Some of the statues on Easter Island, Chile
Way out in the middle of the southeastern Pacific Ocean sits one of the most remote inhabited islands on the planet. It's called Easter Island, and its most interesting feature is a collection of massive stone statues, called moai.
The island got its name from a Dutch explorer, Jacob Roggeveen. The first day he saw the island was Easter Sunday in 1722. The island's Polynesian name is Rapa Nui, and the indigenous people are also known as Rapa Nui.
Chile annexed Easter Island in 1888. In 1966, the Rapa Nui were granted Chilean citizenship. It was the Rapa Nui people that carved the statues, and that happened around 1100–1680 AD.
Sometimes people refer to the statues as the "Easter Island heads," but there are bodies attached to them!
Most of the torsos stop near the top of the thighs, but some are kneeling. The idea that they were disembodied heads may have come from the fact that some of the statues have gotten buried up to their necks in soil.

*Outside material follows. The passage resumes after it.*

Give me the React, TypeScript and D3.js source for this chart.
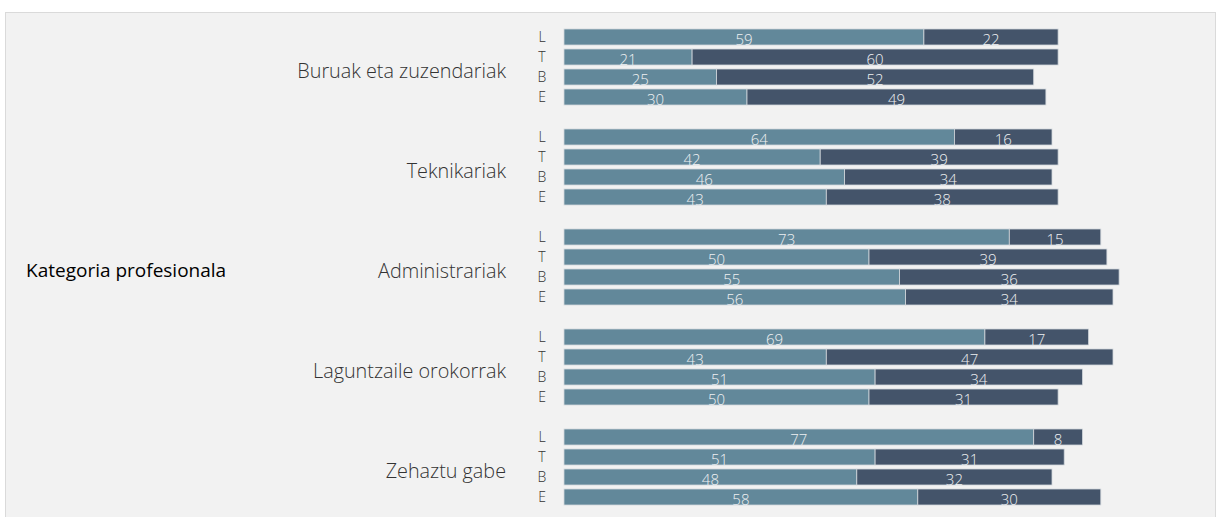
import React from "react";
import * as d3 from "d3";

const categories = [
  "Buruak eta zuzendariak",
  "Teknikariak",
  "Administrariak",
  "Laguntzaile orokorrak",
  "Zehaztu gabe",
];
const subgroups = ["L", "T", "B", "E"];
// first (light) series values, per category, per subgroup L,T,B,E
const lightValues = [
  [59, 21, 25, 30],
  [64, 42, 46, 43],
  [73, 50, 55, 56],
  [69, 43, 51, 50],
  [77, 51, 48, 58],
];
// second (dark) series values
const darkValues = [
  [22, 60, 52, 49],
  [16, 39, 34, 38],
  [15, 39, 36, 34],
  [17, 47, 34, 31],
  [8, 31, 32, 30],
];
const mainLabel = "Kategoria profesionala";

const W = 1217;
const H = 517;
const FONT = "'Open Sans', 'Noto Sans', sans-serif";
const LIGHT = "#62889a";
const DARK = "#44546a";

export default function App() {
  const x = d3.scaleLinear().domain([0, 100]).range([564, 1174]);
  const yOuter = d3.scaleBand<string>().domain(categories).range([17, 517]).padding(0);
  const yInner = d3
    .scaleBand<string>()
    .domain(subgroups)
    .range([0, yOuter.bandwidth()])
    .paddingInner(0.2)
    .paddingOuter(0.6);
  const bh = yInner.bandwidth();

  return (
    <svg
      width={W}
      height={H}
      style={{ position: "absolute", left: 0, top: 0, fontFamily: FONT }}
    >
      <rect x={0} y={0} width={W} height={H} fill="#ffffff" />
      <rect x={5.5} y={12.5} width={1210} height={520} fill="#f2f2f2" stroke="#dadada" strokeWidth={1} />
      <text x={26} y={277} fontSize={19} fill="#000">
        {mainLabel}
      </text>
      {categories.map((cat, ci) => {
        const gy = yOuter(cat)!;
        return (
          <g key={cat}>
            <text
              x={506}
              y={gy + 61}
              textAnchor="end"
              fontSize={19.8}
              fontWeight={300}
              fill="#333"
            >
              {cat}
            </text>
            {subgroups.map((s, si) => {
              const by = gy + yInner(s)!;
              const a = lightValues[ci][si];
              const b = darkValues[ci][si];
              const x0 = x(0);
              const x1 = x(a);
              const x2 = x(a + b);
              return (
                <g key={s}>
                  <text
                    x={542}
                    y={by + bh / 2 + 5}
                    textAnchor="middle"
                    fontSize={14}
                    fontWeight={300}
                    fill="#333"
                  >
                    {s}
                  </text>
                  <rect x={x0} y={by} width={x1 - x0} height={bh} fill={LIGHT} stroke="#d3d8dc" strokeWidth={0.8} />
                  <rect x={x1} y={by} width={x2 - x1} height={bh} fill={DARK} stroke="#d3d8dc" strokeWidth={0.8} />
                  <text
                    x={(x0 + x1) / 2}
                    y={by + bh / 2 + 8}
                    textAnchor="middle"
                    fontSize={15}
                    fontWeight={300}
                    fill="#eef0f2"
                  >
                    {a}
                  </text>
                  <text
                    x={(x1 + x2) / 2}
                    y={by + bh / 2 + 8}
                    textAnchor="middle"
                    fontSize={15}
                    fontWeight={300}
                    fill="#eef0f2"
                  >
                    {b}
                  </text>
                </g>
              );
            })}
          </g>
        );
      })}
    </svg>
  );
}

The giant stone statues were carved out of compressed volcanic ash that came from a single site near an extinct volcano. The Rapa Nui people employed stone hand-chisels to create the statues. They made about 1,000 of the monuments, and 887 have been inventoried, either on the island, or in museums.
Only around 25 percent of the statues were ever installed by their makers. Approximately half of them stayed in the quarry where they were carved.
One of the largest statues, installed on a raised platform, was "Paro." It weighs over 90 tons and measures more than 32 ft in length.
How could the Rapa Nui have moved such large, heavy objects?
Experts believe they employed a dragging frame, and somewhere around 200 strong men pulled the statues into position.